Now I remember that tiramisu was the first dessert I made for him. It has been almost 2 years since I made the last tiramisu. So, yesterday after work, I bought a packet of ladyfinger biscuits or sponge fingers and a tub of mascarpone cheese. The rest of the ingredients were at home. As soon as I reached home, I quickly whipped it up. Hubby was on and off peeping into the kitchen. He just could not wait to indulge himself with his favourite dessert but then, I told him that he has to wait until tomorrow (which is today) to have it as tiramisu needs an overnight chilling.


What do we need:

2 egg yolks
1/4 cup sugar
1/2 cup marsala wine or kahlua or any coffee

1 cup hot water
5 tbsp coffee powder or granules
3 tbsp brandy (optional)

20 ladyfinger biscuits or sponge fingers
250 g mascarpone cheese
1 cup whipping or double cream

1 cup grated chocolate
2 tbsp cocoa or chocolate powder

How do we do it:

Beat the egg yolks and sugar until creamy. Slowly stir in the wine or liqour. Cook on a double boiler, stirring constantly. Remove from heat when the custard is thick. Set aside to cool.

Combine hot water and coffee. Let cool. When cooled, add the brandy and set aside.

Beat mascarpone cheese until smooth. Add the cooled egg custard and continue beating slowly. Set aside.

Beat the cream until soft. Gently combine the mascarpone mixture with the beaten cream.

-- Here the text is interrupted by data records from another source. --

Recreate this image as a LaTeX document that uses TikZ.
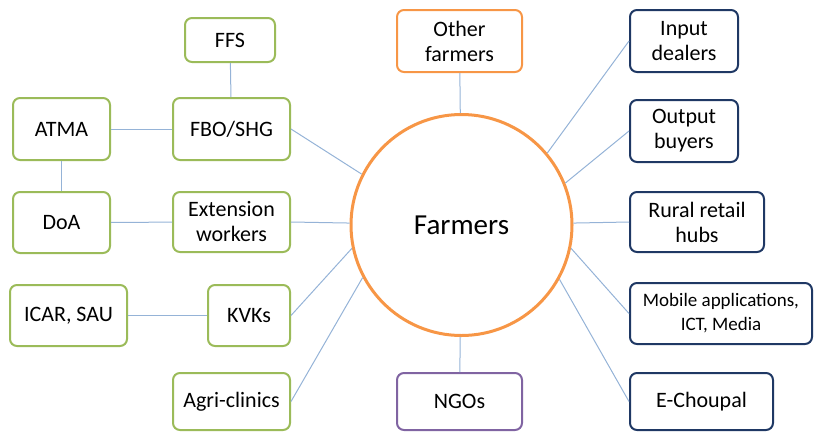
\documentclass[tikz,border=0pt]{standalone}
\usepackage{fontspec}
\setmainfont{Carlito}
\definecolor{boxgreen}{HTML}{9BBB59}
\definecolor{boxnavy}{HTML}{1F3864}
\definecolor{boxorange}{HTML}{F79646}
\definecolor{boxpurple}{HTML}{8064A2}
\definecolor{linkblue}{HTML}{95B3D7}
\begin{document}
\begin{tikzpicture}
        [x=1pt,y=-1pt,
        box/.style={rectangle,rounded corners=7pt,line width=2pt,align=center,inner sep=0pt,
                    font=\fontsize{22}{25}\selectfont},
        greenbox/.style={box,draw=boxgreen},
        navybox/.style={box,draw=boxnavy},
        link/.style={draw=linkblue,line width=1pt}]
        \useasboundingbox (0,0) rectangle (814,432);

        % centre
        \node[circle,draw=boxorange,line width=3pt,minimum size=221pt,font=\fontsize{29}{30}\selectfont]
              (farmers) at (461.5,225) {Farmers};

        % left side
        \node[greenbox,minimum width=90pt,minimum height=44pt]  (FFS)   at (230,40)      {FFS};
        \node[greenbox,minimum width=117pt,minimum height=62pt] (FBO)   at (231.5,129)   {FBO/SHG};
        \node[greenbox,minimum width=97pt,minimum height=62pt]  (ATMA)  at (61.5,129)    {ATMA};
        \node[greenbox,minimum width=97pt,minimum height=61pt]  (DoA)   at (61.5,222.5)  {DoA};
        \node[greenbox,minimum width=117pt,minimum height=60pt] (Ext)   at (231.5,222)   {Extension\\workers};
        \node[greenbox,minimum width=117pt,minimum height=61pt] (ICAR)  at (68.5,315.5)  {ICAR, SAU};
        \node[greenbox,minimum width=82pt,minimum height=61pt]  (KVK)   at (249,315.5)   {KVKs};
        \node[greenbox,minimum width=117pt,minimum height=57pt] (Agri)  at (231.5,401.5) {Agri-clinics};

        % top and bottom
        \node[box,draw=boxorange,minimum width=125pt,minimum height=62pt] (Other) at (459.5,41)    {Other\\farmers};
        \node[box,draw=boxpurple,minimum width=125pt,minimum height=57pt] (NGO)   at (459.5,401.5) {NGOs};

        % right side
        \node[navybox,minimum width=108pt,minimum height=62pt] (Input)  at (684,41)      {Input\\dealers};
        \node[navybox,minimum width=108pt,minimum height=62pt] (Output) at (684,131)     {Output\\buyers};
        \node[navybox,minimum width=134pt,minimum height=60pt] (Rural)  at (697,222)     {Rural retail\\hubs};
        \node[navybox,minimum width=182pt,minimum height=61pt,font=\fontsize{19}{24}\selectfont]
              (Mobile) at (721,313.5) {Mobile applications,\\ICT, Media};
        \node[navybox,minimum width=143pt,minimum height=57pt] (Choupal) at (701.5,401.5) {E-Choupal};

        \draw[link]
        (FFS)           edge    (FBO)
        (ATMA)          edge    (FBO)
        (ATMA)          edge    (DoA)
        (DoA)           edge    (Ext)
        (ICAR)          edge    (KVK)

        % to farmers
        (FBO.east)      edge    (farmers.153)
        (Ext.east)      edge    (farmers.179)
        (KVK.east)      edge    (farmers.192)
        (Agri.east)     edge    (farmers.208)
        (Other)         edge    (farmers)
        (NGO)           edge    (farmers)
        (Input.west)    edge    (farmers.40)
        (Output.west)   edge    (farmers.22)
        (Rural.west)    edge    (farmers.1)
        (Mobile.west)   edge    (farmers.-12)
        (Choupal.west)  edge    (farmers.-29);
\end{tikzpicture}
\end{document}
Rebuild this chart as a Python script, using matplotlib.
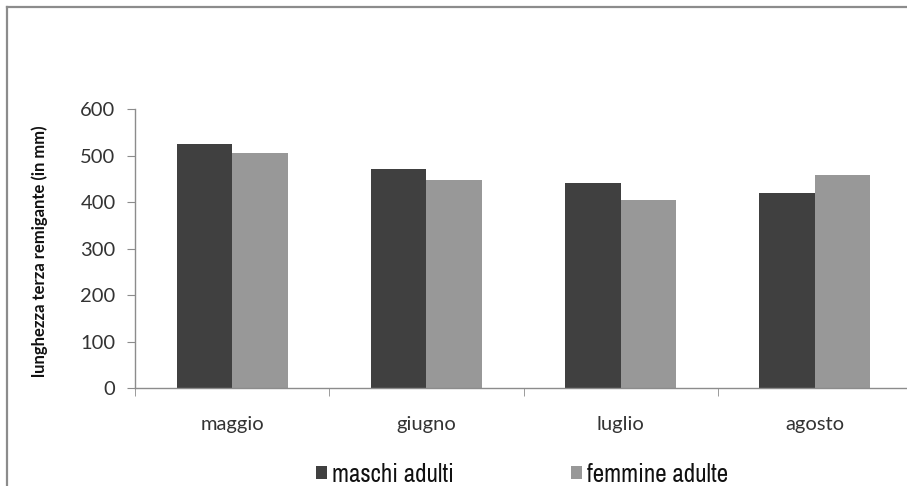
import matplotlib
matplotlib.use('Agg')
from matplotlib import pyplot as plt
from matplotlib.lines import Line2D
from matplotlib import font_manager
import numpy as np

mesi = ['maggio', 'giugno', 'luglio', 'agosto']
maschi = [525, 472, 441, 421]
femmine = [505, 449, 405, 459]
y_ticks = [0, 100, 200, 300, 400, 500, 600]

# pick an upright narrow face for the legend if one is installed
narrow = None
for f in font_manager.fontManager.ttflist:
    if ('Narrow' in f.name or 'Condensed' in f.name) and f.style == 'normal' \
            and f.weight in (400, 'normal', 'regular'):
        narrow = f.fname
        break
leg_prop = font_manager.FontProperties(fname=narrow, size=18) if narrow else \
    font_manager.FontProperties(family='DejaVu Sans', size=14)

plt.rcParams['font.family'] = ['Lato', 'DejaVu Sans']

fig = plt.figure(figsize=(9.07, 4.86), dpi=100)
fig.patch.set_facecolor('white')

# frame of the chart area (only top and left edges are visible)
fig.add_artist(Line2D([7 / 907, 7 / 907], [0, 1 - 7 / 486], transform=fig.transFigure,
                      color='#8c8c8c', lw=1.6))
fig.add_artist(Line2D([7 / 907, 1], [1 - 7 / 486, 1 - 7 / 486], transform=fig.transFigure,
                      color='#8c8c8c', lw=1.6))

ax = fig.add_axes([135 / 907, 1 - 388.3 / 486, 777 / 907, 279 / 486])

x = np.arange(len(mesi))
w = 1 / 3.5
ax.bar(x - w / 2, maschi, width=w, color='#404040', label='maschi adulti', zorder=2)
ax.bar(x + w / 2, femmine, width=w, color='#989898', label='femmine adulte', zorder=2)

ax.set_xlim(-0.5, len(mesi) - 0.5)
ax.set_ylim(0, 600)
ax.set_yticks(y_ticks)
ax.tick_params(axis='y', labelsize=14.5, colors='#8c8c8c', labelcolor='#333333',
               length=6, direction='out', pad=8)

ax.set_xticks(x)
ax.set_xticklabels(mesi)
ax.set_xticks(np.arange(len(mesi)) - 0.5, minor=True)
ax.tick_params(axis='x', which='major', length=0, labelsize=14.5, labelcolor='#333333', pad=20)
ax.tick_params(axis='x', which='minor', length=6, colors='#8c8c8c', direction='out')

for s in ['top', 'right']:
    ax.spines[s].set_visible(False)
for s in ['left', 'bottom']:
    ax.spines[s].set_color('#8c8c8c')
    ax.spines[s].set_linewidth(1.0)

ax.set_ylabel('lunghezza terza remigante (in mm)', fontsize=12, fontweight='bold',
              color='#111111')
ax.yaxis.set_label_coords(-0.112, 0.49)

leg = fig.legend(loc='center', bbox_to_anchor=(522 / 907, 1 - 474 / 486), ncol=2, frameon=False,
                 handlelength=0.45, handleheight=0.45, handletextpad=0.18, columnspacing=4.7,
                 borderpad=0, borderaxespad=0, prop=leg_prop)
for t in leg.get_texts():
    t.set_color('#111111')

fig.savefig('out.png', dpi=100, facecolor='white')
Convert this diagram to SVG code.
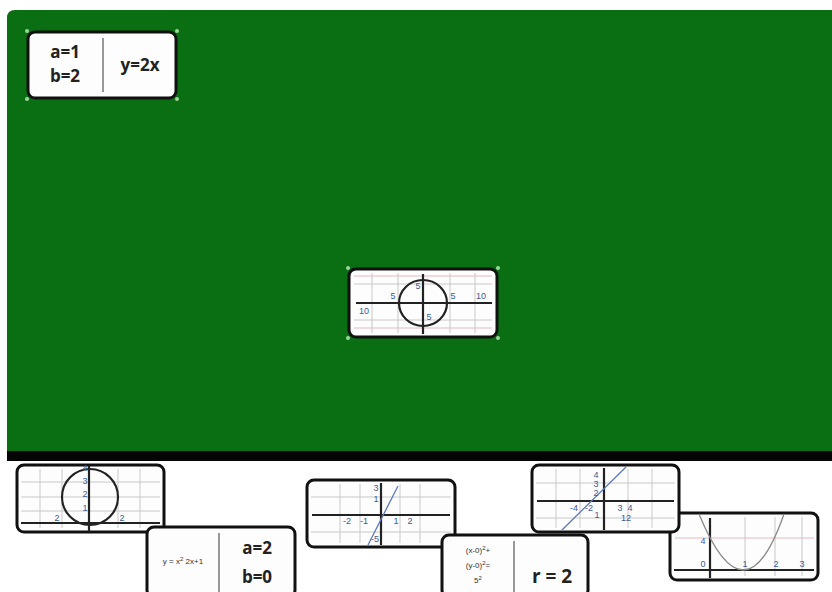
<svg xmlns="http://www.w3.org/2000/svg" width="832" height="592" viewBox="0 0 832 592">
<style>
.card{fill:#fdfdfd;stroke:#111;stroke-width:3}
.grid{stroke:#c8c8c8;stroke-width:1;fill:none}
.pink{stroke:#e3b9c0;stroke-width:1}
.axis{stroke:#222;stroke-width:2.2;fill:none}
.div{stroke:#555;stroke-width:1.2}
.big{font-family:"Open Sans","DejaVu Sans",sans-serif;font-weight:bold;font-size:17px;fill:#222;text-anchor:middle}
.sm{font-family:"Liberation Sans",Arial,sans-serif;font-size:8px;fill:#333;text-anchor:middle}
.lbl{font-family:"Liberation Sans",Arial,sans-serif;font-size:9px;fill:#3a5a9a;text-anchor:middle}
.blue{stroke:#5a7ac0;stroke-width:1.3;fill:none}
.h{fill:#9ed69e}
</style>
<rect x="0" y="0" width="832" height="592" fill="#ffffff"/>
<path d="M7 18 Q7 10 15 10 L832 10 L832 453 L7 453 Z" fill="#0a6f13"/>
<rect x="7" y="451" width="825" height="10" fill="#050505"/>

<g id="card-top-left">
<rect class="card" x="28" y="32" width="148" height="66" rx="7"/>
<line class="div" x1="103" y1="38" x2="103" y2="92"/>
<text class="big" x="65" y="58">a=1</text>
<text class="big" x="65" y="82">b=2</text>
<text class="big" x="140" y="71">y=2x</text>
<circle class="h" cx="27" cy="31" r="2"/><circle class="h" cx="177" cy="31" r="2"/><circle class="h" cx="27" cy="99" r="2"/><circle class="h" cx="177" cy="99" r="2"/>
</g>

<g id="card-center">
<rect class="card" x="349" y="269" width="148" height="68" rx="7"/>
<g class="grid"><line x1="372" y1="273" x2="372" y2="333"/><line x1="398" y1="273" x2="398" y2="333"/><line x1="450" y1="273" x2="450" y2="333"/><line x1="475" y1="273" x2="475" y2="333"/><line x1="354" y1="284" x2="492" y2="284"/><line x1="354" y1="320" x2="492" y2="320"/></g>
<line class="pink" x1="354" y1="276" x2="492" y2="276"/><line class="pink" x1="354" y1="328" x2="492" y2="328"/>
<line class="axis" x1="356" y1="303" x2="492" y2="303"/>
<line class="axis" x1="423" y1="274" x2="423" y2="334"/>
<ellipse class="axis" cx="423" cy="303" rx="24" ry="23"/>
<text class="lbl" x="393" y="299">5</text><text class="lbl" x="418" y="289">5</text><text class="lbl" x="453" y="299">5</text><text class="lbl" x="481" y="299">10</text><text class="lbl" x="364" y="314">10</text><text class="lbl" x="429" y="320">5</text>
<circle class="h" cx="348" cy="268" r="2"/><circle class="h" cx="498" cy="268" r="2"/><circle class="h" cx="348" cy="338" r="2"/><circle class="h" cx="498" cy="338" r="2"/>
</g>

<g id="card-circle-small">
<rect class="card" x="17" y="465" width="147" height="67" rx="7"/>
<g class="grid"><line x1="40" y1="469" x2="40" y2="528"/><line x1="62" y1="469" x2="62" y2="528"/><line x1="118" y1="469" x2="118" y2="528"/><line x1="140" y1="469" x2="140" y2="528"/><line x1="21" y1="482" x2="160" y2="482"/><line x1="21" y1="497" x2="160" y2="497"/><line x1="21" y1="511" x2="160" y2="511"/></g>
<line class="axis" x1="21" y1="523" x2="160" y2="523"/>
<line class="axis" x1="89" y1="466" x2="89" y2="532"/>
<circle class="axis" cx="90" cy="497" r="28"/>
<text class="lbl" x="85" y="471">4</text><text class="lbl" x="85" y="484">3</text><text class="lbl" x="85" y="497">2</text><text class="lbl" x="85" y="511">1</text><text class="lbl" x="57" y="521">2</text><text class="lbl" x="122" y="521">2</text>
</g>

<g id="card-formula-ab">
<rect class="card" x="147" y="527" width="148" height="70" rx="7"/>
<line class="div" x1="219" y1="533" x2="219" y2="592"/>
<text class="sm" x="183" y="564">y = x<tspan dy="-3" font-size="6">2</tspan><tspan dy="3"> 2x+1</tspan></text>
<text class="big" x="257" y="554">a=2</text>
<text class="big" x="257" y="583">b=0</text>
</g>

<g id="card-line-1">
<rect class="card" x="307" y="480" width="148" height="67" rx="7"/>
<g class="grid"><line x1="340" y1="484" x2="340" y2="543"/><line x1="360" y1="484" x2="360" y2="543"/><line x1="400" y1="484" x2="400" y2="543"/><line x1="420" y1="484" x2="420" y2="543"/><line x1="311" y1="497" x2="451" y2="497"/><line x1="311" y1="532" x2="451" y2="532"/></g>
<line class="axis" x1="312" y1="515" x2="450" y2="515"/>
<line class="axis" x1="381" y1="483" x2="381" y2="545"/>
<line class="blue" x1="368" y1="545" x2="398" y2="486"/>
<text class="lbl" x="376" y="491">3</text><text class="lbl" x="376" y="502">1</text><text class="lbl" x="347" y="524">-2</text><text class="lbl" x="364" y="524">-1</text><text class="lbl" x="396" y="524">1</text><text class="lbl" x="410" y="524">2</text><text class="lbl" x="375" y="542">-5</text>
</g>

<g id="card-formula-r">
<rect class="card" x="442" y="535" width="146" height="62" rx="7"/>
<line class="div" x1="514" y1="541" x2="514" y2="592"/>
<text class="sm" x="478" y="553">(x-0)<tspan dy="-3" font-size="6">2</tspan><tspan dy="3">+</tspan></text>
<text class="sm" x="478" y="568">(y-0)<tspan dy="-3" font-size="6">2</tspan><tspan dy="3">=</tspan></text>
<text class="sm" x="478" y="583">5<tspan dy="-3" font-size="6">2</tspan></text>
<text class="big" x="552" y="583" style="font-size:19px">r = 2</text>
</g>

<g id="card-parabola">
<rect class="card" x="670" y="513" width="148" height="67" rx="7"/>
<g class="grid"><line x1="745" y1="517" x2="745" y2="576"/><line x1="775" y1="517" x2="775" y2="576"/><line x1="802" y1="517" x2="802" y2="576"/></g>
<line class="pink" x1="675" y1="538" x2="814" y2="538"/>
<line class="axis" x1="674" y1="570" x2="814" y2="570"/>
<line class="axis" x1="710" y1="518" x2="710" y2="578"/>
<path d="M699 514 Q745 626 784 514" fill="none" stroke="#888" stroke-width="1.3"/>
<text class="lbl" x="703" y="544">4</text><text class="lbl" x="703" y="567">0</text><text class="lbl" x="745" y="567">1</text><text class="lbl" x="776" y="567">2</text><text class="lbl" x="802" y="567">3</text>
</g>

<g id="card-line-2">
<rect class="card" x="532" y="465" width="147" height="67" rx="7"/>
<g class="grid"><line x1="556" y1="469" x2="556" y2="528"/><line x1="580" y1="469" x2="580" y2="528"/><line x1="628" y1="469" x2="628" y2="528"/><line x1="652" y1="469" x2="652" y2="528"/><line x1="536" y1="483" x2="675" y2="483"/><line x1="536" y1="518" x2="675" y2="518"/></g>
<line class="axis" x1="537" y1="501" x2="674" y2="501"/>
<line class="axis" x1="604" y1="468" x2="604" y2="530"/>
<line class="blue" x1="562" y1="530" x2="626" y2="467"/>
<text class="lbl" x="596" y="478">4</text><text class="lbl" x="596" y="487">3</text><text class="lbl" x="596" y="496">2</text><text class="lbl" x="574" y="511">-4</text><text class="lbl" x="589" y="511">-2</text><text class="lbl" x="597" y="518">1</text><text class="lbl" x="620" y="511">3</text><text class="lbl" x="630" y="511">4</text><text class="lbl" x="626" y="521">12</text>
</g>
</svg>
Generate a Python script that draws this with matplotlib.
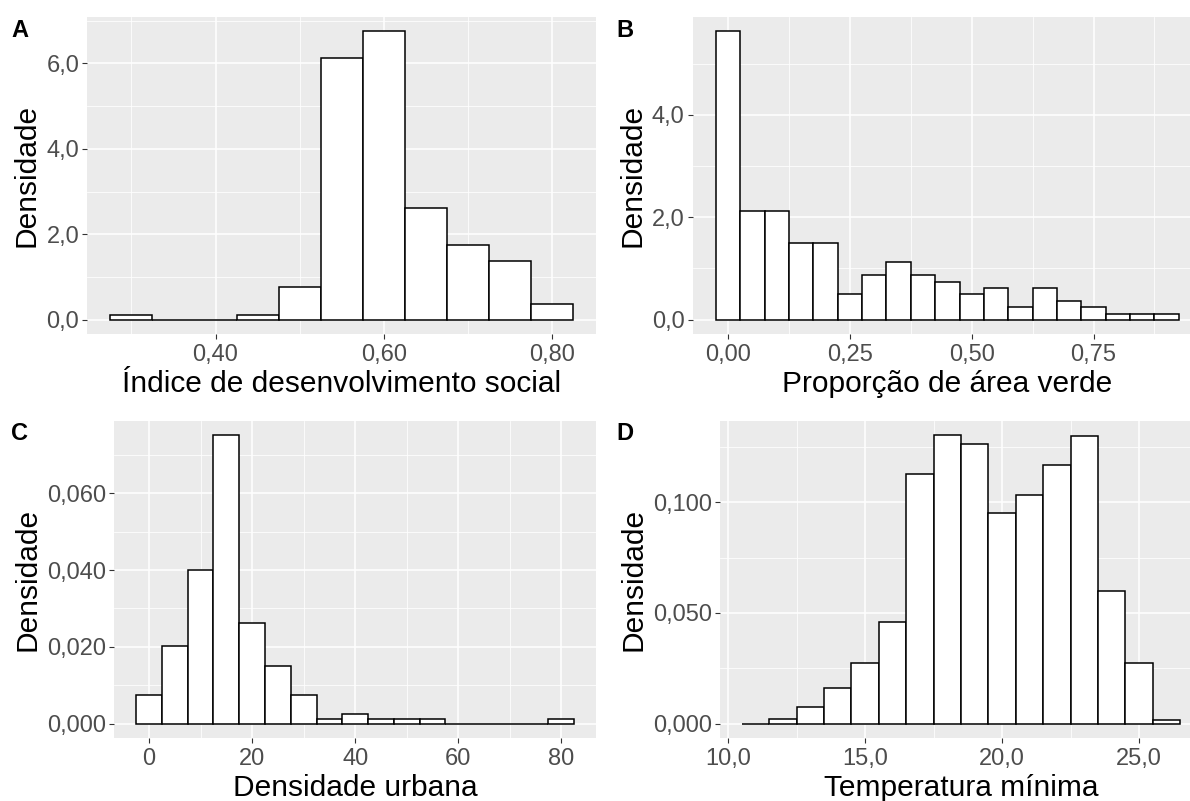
import numpy as np
import matplotlib
matplotlib.use("Agg")
import matplotlib.pyplot as plt
from matplotlib.ticker import FixedLocator, FuncFormatter

plt.rcParams['font.family'] = ['Liberation Sans', 'DejaVu Sans']

# A - Indice de desenvolvimento social (bin width 0.05)
ids_centers = [0.30, 0.35, 0.40, 0.45, 0.50, 0.55, 0.60, 0.65, 0.70, 0.75, 0.80]
ids_density = [0.117, 0.0, 0.0, 0.117, 0.756, 6.12, 6.75, 2.62, 1.74, 1.38, 0.366]

# B - Proporcao de area verde (bin width 0.05)
verde_centers = [0.00, 0.05, 0.10, 0.15, 0.20, 0.25, 0.30, 0.35, 0.40, 0.45,
                 0.50, 0.55, 0.60, 0.65, 0.70, 0.75, 0.80, 0.85, 0.90]
verde_density = [5.63, 2.12, 2.12, 1.49, 1.49, 0.494, 0.872, 1.119, 0.872, 0.741,
                 0.494, 0.624, 0.247, 0.624, 0.371, 0.247, 0.117, 0.117, 0.117]

# C - Densidade urbana (bin width 5)
urb_centers = [0, 5, 10, 15, 20, 25, 30, 35, 40, 45, 50, 55, 60, 65, 70, 75, 80]
urb_density = [0.0075, 0.0201, 0.0400, 0.0751, 0.0263, 0.0151, 0.0075, 0.0012, 0.0024,
               0.0012, 0.0012, 0.0012, 0.0, 0.0, 0.0, 0.0, 0.0012]

# D - Temperatura minima (bin width 1)
temp_centers = [11, 12, 13, 14, 15, 16, 17, 18, 19, 20, 21, 22, 23, 24, 25, 26]
temp_density = [0.0, 0.0023, 0.0074, 0.0161, 0.0273, 0.0458, 0.1128, 0.1302, 0.1264,
                0.0952, 0.1032, 0.117, 0.1299, 0.0601, 0.0273, 0.0014]

W, H = 1190, 801
fig = plt.figure(figsize=(W / 100, H / 100), dpi=100)


def px_axes(x0, x1, y0, y1):
    return fig.add_axes([x0 / W, 1 - y1 / H, (x1 - x0) / W, (y1 - y0) / H])


def comma_fmt(decimals):
    return FuncFormatter(lambda v, p: f"{v:.{decimals}f}".replace('.', ','))


def histpanel(ax, centers, dens, width, xmaj, xmin, ymaj, ymin, xdec, ydec, xlabel):
    ax.set_facecolor('#EBEBEB')
    ax.bar(centers, dens, width=width, color='white', edgecolor='black',
           linewidth=1.1, zorder=3)
    lo = centers[0] - width / 2
    hi = centers[-1] + width / 2
    top = max(dens)
    ax.set_xlim(lo - 0.05 * (hi - lo), hi + 0.05 * (hi - lo))
    ax.set_ylim(-0.05 * top, 1.05 * top)
    ax.xaxis.set_major_locator(FixedLocator(xmaj))
    ax.xaxis.set_minor_locator(FixedLocator(xmin))
    ax.yaxis.set_major_locator(FixedLocator(ymaj))
    ax.yaxis.set_minor_locator(FixedLocator(ymin))
    ax.xaxis.set_major_formatter(comma_fmt(xdec))
    ax.yaxis.set_major_formatter(comma_fmt(ydec))
    ax.grid(which='major', color='white', linewidth=1.1, zorder=0)
    ax.grid(which='minor', color='white', linewidth=0.55, zorder=0)
    ax.set_axisbelow(True)
    for s in ax.spines.values():
        s.set_visible(False)
    ax.tick_params(which='major', length=3.3, width=0.8, color='#333333',
                   labelcolor='#4D4D4D', labelsize=17, pad=2.5)
    ax.tick_params(axis='x', which='major', pad=4)
    ax.tick_params(which='minor', length=0)
    ax.set_xlabel(xlabel, fontsize=21.5, color='black', labelpad=3)
    ax.set_ylabel('Densidade', fontsize=21.5, color='black', labelpad=4)


axA = px_axes(87.3, 596, 17, 334)
histpanel(axA, ids_centers, ids_density, 0.05,
          [0.4, 0.6, 0.8], [0.3, 0.5, 0.7], [0, 2, 4, 6], [1, 3, 5, 7],
          2, 1, 'Índice de desenvolvimento social')

axB = px_axes(692.7, 1202, 17, 334)
histpanel(axB, verde_centers, verde_density, 0.05,
          [0, 0.25, 0.5, 0.75], [0.125, 0.375, 0.625, 0.875], [0, 2, 4], [1, 3, 5],
          2, 1, 'Proporção de área verde')

axC = px_axes(114.3, 596, 421, 738)
histpanel(axC, urb_centers, urb_density, 5,
          [0, 20, 40, 60, 80], [10, 30, 50, 70], [0, 0.02, 0.04, 0.06],
          [0.01, 0.03, 0.05, 0.07], 0, 3, 'Densidade urbana')

axD = px_axes(720, 1202, 421, 738)
histpanel(axD, temp_centers, temp_density, 1,
          [10, 15, 20, 25], [12.5, 17.5, 22.5], [0, 0.05, 0.1], [0.025, 0.075, 0.125],
          1, 3, 'Temperatura mínima')

for lab, x, y in [('A', 11, 19), ('B', 616, 19), ('C', 11, 422), ('D', 616, 422)]:
    fig.text(x / W, 1 - y / H, lab, fontsize=17, fontweight='bold', va='top', ha='left')

fig.savefig('out.png', dpi=100)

To assemble, dip the biscuits one by one into the coffee and arrange neatly in a dish. The biscuits could be broken to fit the dish. Spread half of the cheese mixture. Sprinkle grated chocolate. Repeat with the biscuits and cheese mixture again. Sprinkle cocoa or chocolate powder on top. Chill well, preferably overnight before serving.


Tuesday, 1 August 2006

Blogger Postcards From the World

Finally, the day is here. The game has started. I have chosen a postcard of the most important landmark in Bern, where I live. Bern is the capital of Switzerland, the place where the Federal building or the Parliment is. What a coincidence that today is also the National Day of Switzerland.

This postcard is a view of the Parliment during dusk. The fountain in front of the building is in the shape of the Swiss map and has 26 points to commerate 26 Cantons in Switzerland.

Thank u very much Meeta for hosting this marvellous event.